▶

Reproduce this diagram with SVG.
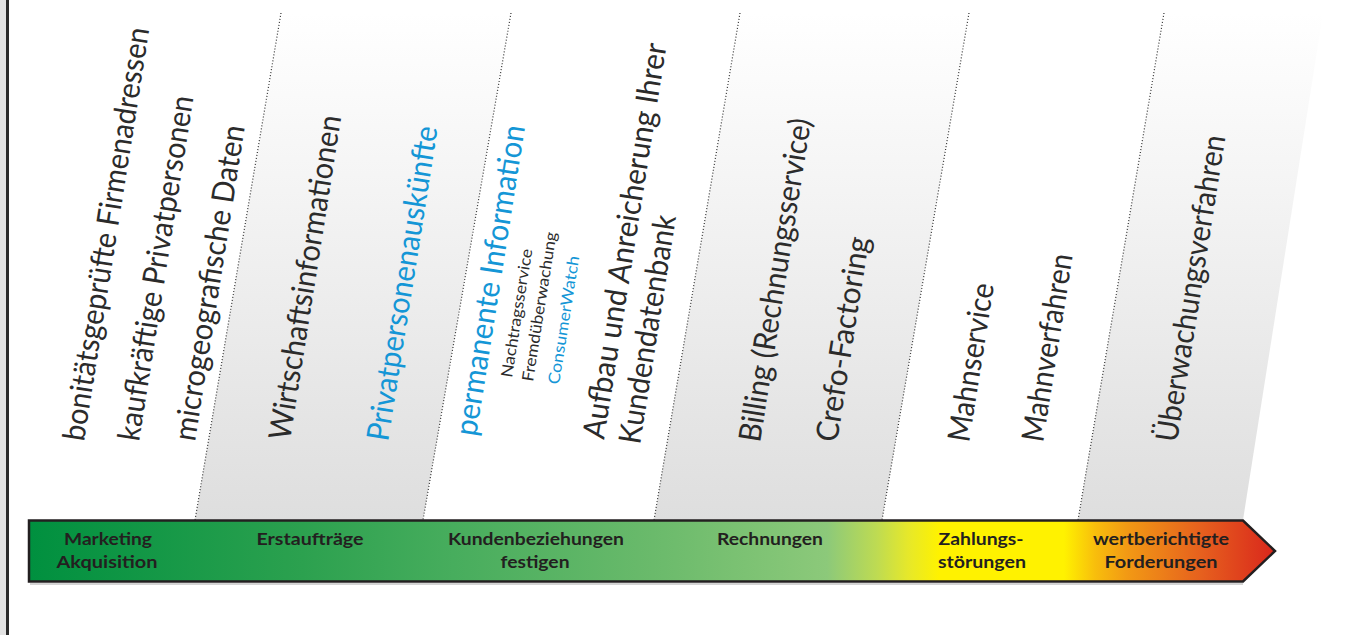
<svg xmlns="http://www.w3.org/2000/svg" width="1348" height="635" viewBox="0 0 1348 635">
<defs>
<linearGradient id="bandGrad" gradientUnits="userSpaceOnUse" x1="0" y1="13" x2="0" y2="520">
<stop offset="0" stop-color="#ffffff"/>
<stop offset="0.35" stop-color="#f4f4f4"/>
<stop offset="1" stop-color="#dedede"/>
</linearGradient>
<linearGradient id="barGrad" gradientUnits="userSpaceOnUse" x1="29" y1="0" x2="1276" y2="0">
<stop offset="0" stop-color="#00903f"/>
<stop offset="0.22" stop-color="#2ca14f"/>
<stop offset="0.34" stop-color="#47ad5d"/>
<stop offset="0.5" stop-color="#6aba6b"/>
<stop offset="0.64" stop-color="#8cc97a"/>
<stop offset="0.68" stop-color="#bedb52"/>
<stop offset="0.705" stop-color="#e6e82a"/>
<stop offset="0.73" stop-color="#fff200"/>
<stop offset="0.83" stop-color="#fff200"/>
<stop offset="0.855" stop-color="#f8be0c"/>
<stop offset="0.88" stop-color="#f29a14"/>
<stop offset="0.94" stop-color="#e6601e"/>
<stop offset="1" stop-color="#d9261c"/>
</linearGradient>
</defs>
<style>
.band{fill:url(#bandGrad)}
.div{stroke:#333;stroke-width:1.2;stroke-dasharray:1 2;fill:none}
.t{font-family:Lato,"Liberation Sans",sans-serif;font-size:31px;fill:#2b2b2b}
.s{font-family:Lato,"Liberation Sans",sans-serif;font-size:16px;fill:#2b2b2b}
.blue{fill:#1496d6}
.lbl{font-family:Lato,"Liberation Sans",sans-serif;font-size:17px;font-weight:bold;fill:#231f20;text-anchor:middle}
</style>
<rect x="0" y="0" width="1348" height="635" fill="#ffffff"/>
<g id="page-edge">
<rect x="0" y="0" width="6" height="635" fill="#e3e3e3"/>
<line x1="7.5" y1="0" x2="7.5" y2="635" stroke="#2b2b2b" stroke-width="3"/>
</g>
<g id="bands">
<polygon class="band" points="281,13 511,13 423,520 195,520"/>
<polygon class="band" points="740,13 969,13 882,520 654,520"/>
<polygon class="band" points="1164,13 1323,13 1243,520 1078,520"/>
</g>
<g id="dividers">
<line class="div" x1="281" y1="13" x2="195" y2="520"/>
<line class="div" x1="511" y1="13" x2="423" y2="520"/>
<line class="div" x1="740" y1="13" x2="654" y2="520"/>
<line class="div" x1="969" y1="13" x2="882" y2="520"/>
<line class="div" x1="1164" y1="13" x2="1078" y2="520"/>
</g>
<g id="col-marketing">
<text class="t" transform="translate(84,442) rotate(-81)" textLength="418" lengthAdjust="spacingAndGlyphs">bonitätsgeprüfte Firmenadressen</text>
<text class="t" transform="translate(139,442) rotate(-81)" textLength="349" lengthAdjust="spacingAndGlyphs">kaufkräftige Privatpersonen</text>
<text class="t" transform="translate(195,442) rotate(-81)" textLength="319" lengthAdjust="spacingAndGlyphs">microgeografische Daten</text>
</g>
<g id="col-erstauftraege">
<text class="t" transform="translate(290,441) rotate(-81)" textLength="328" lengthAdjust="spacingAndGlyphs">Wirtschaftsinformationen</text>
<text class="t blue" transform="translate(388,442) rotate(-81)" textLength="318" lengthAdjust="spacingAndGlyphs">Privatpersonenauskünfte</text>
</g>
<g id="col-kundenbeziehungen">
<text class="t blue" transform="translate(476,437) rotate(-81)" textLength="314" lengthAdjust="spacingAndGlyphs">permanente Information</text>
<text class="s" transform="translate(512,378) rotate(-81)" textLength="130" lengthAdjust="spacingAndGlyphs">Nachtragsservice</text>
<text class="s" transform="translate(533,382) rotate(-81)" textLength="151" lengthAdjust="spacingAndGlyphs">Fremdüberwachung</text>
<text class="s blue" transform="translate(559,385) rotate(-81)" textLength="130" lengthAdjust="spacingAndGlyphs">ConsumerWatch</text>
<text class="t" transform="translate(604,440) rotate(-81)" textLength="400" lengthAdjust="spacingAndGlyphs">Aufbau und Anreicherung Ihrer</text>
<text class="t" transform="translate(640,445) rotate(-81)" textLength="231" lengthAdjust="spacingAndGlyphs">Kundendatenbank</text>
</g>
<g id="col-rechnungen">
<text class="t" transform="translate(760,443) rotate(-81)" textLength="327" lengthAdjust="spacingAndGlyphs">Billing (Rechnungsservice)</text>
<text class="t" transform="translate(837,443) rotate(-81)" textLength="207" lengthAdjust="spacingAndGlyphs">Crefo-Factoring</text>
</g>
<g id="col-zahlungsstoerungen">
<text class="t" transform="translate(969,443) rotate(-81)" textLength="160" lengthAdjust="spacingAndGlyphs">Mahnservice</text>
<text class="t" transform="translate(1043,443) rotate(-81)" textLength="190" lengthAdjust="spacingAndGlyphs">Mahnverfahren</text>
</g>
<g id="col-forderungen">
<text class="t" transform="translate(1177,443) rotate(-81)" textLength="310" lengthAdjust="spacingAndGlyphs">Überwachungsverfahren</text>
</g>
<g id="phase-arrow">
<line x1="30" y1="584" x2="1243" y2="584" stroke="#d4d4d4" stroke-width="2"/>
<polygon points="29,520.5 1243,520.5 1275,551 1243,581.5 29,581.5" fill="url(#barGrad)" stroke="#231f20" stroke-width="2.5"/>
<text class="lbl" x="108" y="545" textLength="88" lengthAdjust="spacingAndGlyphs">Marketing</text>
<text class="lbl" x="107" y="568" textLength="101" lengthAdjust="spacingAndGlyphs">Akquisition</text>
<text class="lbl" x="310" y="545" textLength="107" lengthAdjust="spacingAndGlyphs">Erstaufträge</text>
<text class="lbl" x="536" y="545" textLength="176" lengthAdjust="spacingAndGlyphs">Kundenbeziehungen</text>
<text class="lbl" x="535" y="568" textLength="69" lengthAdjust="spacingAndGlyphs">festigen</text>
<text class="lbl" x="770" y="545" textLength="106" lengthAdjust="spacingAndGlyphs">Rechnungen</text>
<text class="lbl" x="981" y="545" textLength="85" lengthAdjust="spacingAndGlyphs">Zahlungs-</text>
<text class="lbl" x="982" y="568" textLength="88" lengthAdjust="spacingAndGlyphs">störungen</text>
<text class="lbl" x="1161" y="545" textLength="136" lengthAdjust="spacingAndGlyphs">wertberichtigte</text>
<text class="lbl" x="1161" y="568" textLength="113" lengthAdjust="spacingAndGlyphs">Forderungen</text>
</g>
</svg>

◀

## WORK TO BE COMPLETED
Reproduce each line exactly, please, except for any pictures.

## COMPLETE ANSWER
Reproduce this diagram with SVG.
<svg xmlns="http://www.w3.org/2000/svg" width="1348" height="635" viewBox="0 0 1348 635">
<defs>
<linearGradient id="bandGrad" gradientUnits="userSpaceOnUse" x1="0" y1="13" x2="0" y2="520">
<stop offset="0" stop-color="#ffffff"/>
<stop offset="0.35" stop-color="#f4f4f4"/>
<stop offset="1" stop-color="#dedede"/>
</linearGradient>
<linearGradient id="barGrad" gradientUnits="userSpaceOnUse" x1="29" y1="0" x2="1276" y2="0">
<stop offset="0" stop-color="#00903f"/>
<stop offset="0.22" stop-color="#2ca14f"/>
<stop offset="0.34" stop-color="#47ad5d"/>
<stop offset="0.5" stop-color="#6aba6b"/>
<stop offset="0.64" stop-color="#8cc97a"/>
<stop offset="0.68" stop-color="#bedb52"/>
<stop offset="0.705" stop-color="#e6e82a"/>
<stop offset="0.73" stop-color="#fff200"/>
<stop offset="0.83" stop-color="#fff200"/>
<stop offset="0.855" stop-color="#f8be0c"/>
<stop offset="0.88" stop-color="#f29a14"/>
<stop offset="0.94" stop-color="#e6601e"/>
<stop offset="1" stop-color="#d9261c"/>
</linearGradient>
</defs>
<style>
.band{fill:url(#bandGrad)}
.div{stroke:#333;stroke-width:1.2;stroke-dasharray:1 2;fill:none}
.t{font-family:Lato,"Liberation Sans",sans-serif;font-size:31px;fill:#2b2b2b}
.s{font-family:Lato,"Liberation Sans",sans-serif;font-size:16px;fill:#2b2b2b}
.blue{fill:#1496d6}
.lbl{font-family:Lato,"Liberation Sans",sans-serif;font-size:17px;font-weight:bold;fill:#231f20;text-anchor:middle}
</style>
<rect x="0" y="0" width="1348" height="635" fill="#ffffff"/>
<g id="page-edge">
<rect x="0" y="0" width="6" height="635" fill="#e3e3e3"/>
<line x1="7.5" y1="0" x2="7.5" y2="635" stroke="#2b2b2b" stroke-width="3"/>
</g>
<g id="bands">
<polygon class="band" points="281,13 511,13 423,520 195,520"/>
<polygon class="band" points="740,13 969,13 882,520 654,520"/>
<polygon class="band" points="1164,13 1323,13 1243,520 1078,520"/>
</g>
<g id="dividers">
<line class="div" x1="281" y1="13" x2="195" y2="520"/>
<line class="div" x1="511" y1="13" x2="423" y2="520"/>
<line class="div" x1="740" y1="13" x2="654" y2="520"/>
<line class="div" x1="969" y1="13" x2="882" y2="520"/>
<line class="div" x1="1164" y1="13" x2="1078" y2="520"/>
</g>
<g id="col-marketing">
<text class="t" transform="translate(84,442) rotate(-81)" textLength="418" lengthAdjust="spacingAndGlyphs">bonitätsgeprüfte Firmenadressen</text>
<text class="t" transform="translate(139,442) rotate(-81)" textLength="349" lengthAdjust="spacingAndGlyphs">kaufkräftige Privatpersonen</text>
<text class="t" transform="translate(195,442) rotate(-81)" textLength="319" lengthAdjust="spacingAndGlyphs">microgeografische Daten</text>
</g>
<g id="col-erstauftraege">
<text class="t" transform="translate(290,441) rotate(-81)" textLength="328" lengthAdjust="spacingAndGlyphs">Wirtschaftsinformationen</text>
<text class="t blue" transform="translate(388,442) rotate(-81)" textLength="318" lengthAdjust="spacingAndGlyphs">Privatpersonenauskünfte</text>
</g>
<g id="col-kundenbeziehungen">
<text class="t blue" transform="translate(476,437) rotate(-81)" textLength="314" lengthAdjust="spacingAndGlyphs">permanente Information</text>
<text class="s" transform="translate(512,378) rotate(-81)" textLength="130" lengthAdjust="spacingAndGlyphs">Nachtragsservice</text>
<text class="s" transform="translate(533,382) rotate(-81)" textLength="151" lengthAdjust="spacingAndGlyphs">Fremdüberwachung</text>
<text class="s blue" transform="translate(559,385) rotate(-81)" textLength="130" lengthAdjust="spacingAndGlyphs">ConsumerWatch</text>
<text class="t" transform="translate(604,440) rotate(-81)" textLength="400" lengthAdjust="spacingAndGlyphs">Aufbau und Anreicherung Ihrer</text>
<text class="t" transform="translate(640,445) rotate(-81)" textLength="231" lengthAdjust="spacingAndGlyphs">Kundendatenbank</text>
</g>
<g id="col-rechnungen">
<text class="t" transform="translate(760,443) rotate(-81)" textLength="327" lengthAdjust="spacingAndGlyphs">Billing (Rechnungsservice)</text>
<text class="t" transform="translate(837,443) rotate(-81)" textLength="207" lengthAdjust="spacingAndGlyphs">Crefo-Factoring</text>
</g>
<g id="col-zahlungsstoerungen">
<text class="t" transform="translate(969,443) rotate(-81)" textLength="160" lengthAdjust="spacingAndGlyphs">Mahnservice</text>
<text class="t" transform="translate(1043,443) rotate(-81)" textLength="190" lengthAdjust="spacingAndGlyphs">Mahnverfahren</text>
</g>
<g id="col-forderungen">
<text class="t" transform="translate(1177,443) rotate(-81)" textLength="310" lengthAdjust="spacingAndGlyphs">Überwachungsverfahren</text>
</g>
<g id="phase-arrow">
<line x1="30" y1="584" x2="1243" y2="584" stroke="#d4d4d4" stroke-width="2"/>
<polygon points="29,520.5 1243,520.5 1275,551 1243,581.5 29,581.5" fill="url(#barGrad)" stroke="#231f20" stroke-width="2.5"/>
<text class="lbl" x="108" y="545" textLength="88" lengthAdjust="spacingAndGlyphs">Marketing</text>
<text class="lbl" x="107" y="568" textLength="101" lengthAdjust="spacingAndGlyphs">Akquisition</text>
<text class="lbl" x="310" y="545" textLength="107" lengthAdjust="spacingAndGlyphs">Erstaufträge</text>
<text class="lbl" x="536" y="545" textLength="176" lengthAdjust="spacingAndGlyphs">Kundenbeziehungen</text>
<text class="lbl" x="535" y="568" textLength="69" lengthAdjust="spacingAndGlyphs">festigen</text>
<text class="lbl" x="770" y="545" textLength="106" lengthAdjust="spacingAndGlyphs">Rechnungen</text>
<text class="lbl" x="981" y="545" textLength="85" lengthAdjust="spacingAndGlyphs">Zahlungs-</text>
<text class="lbl" x="982" y="568" textLength="88" lengthAdjust="spacingAndGlyphs">störungen</text>
<text class="lbl" x="1161" y="545" textLength="136" lengthAdjust="spacingAndGlyphs">wertberichtigte</text>
<text class="lbl" x="1161" y="568" textLength="113" lengthAdjust="spacingAndGlyphs">Forderungen</text>
</g>
</svg>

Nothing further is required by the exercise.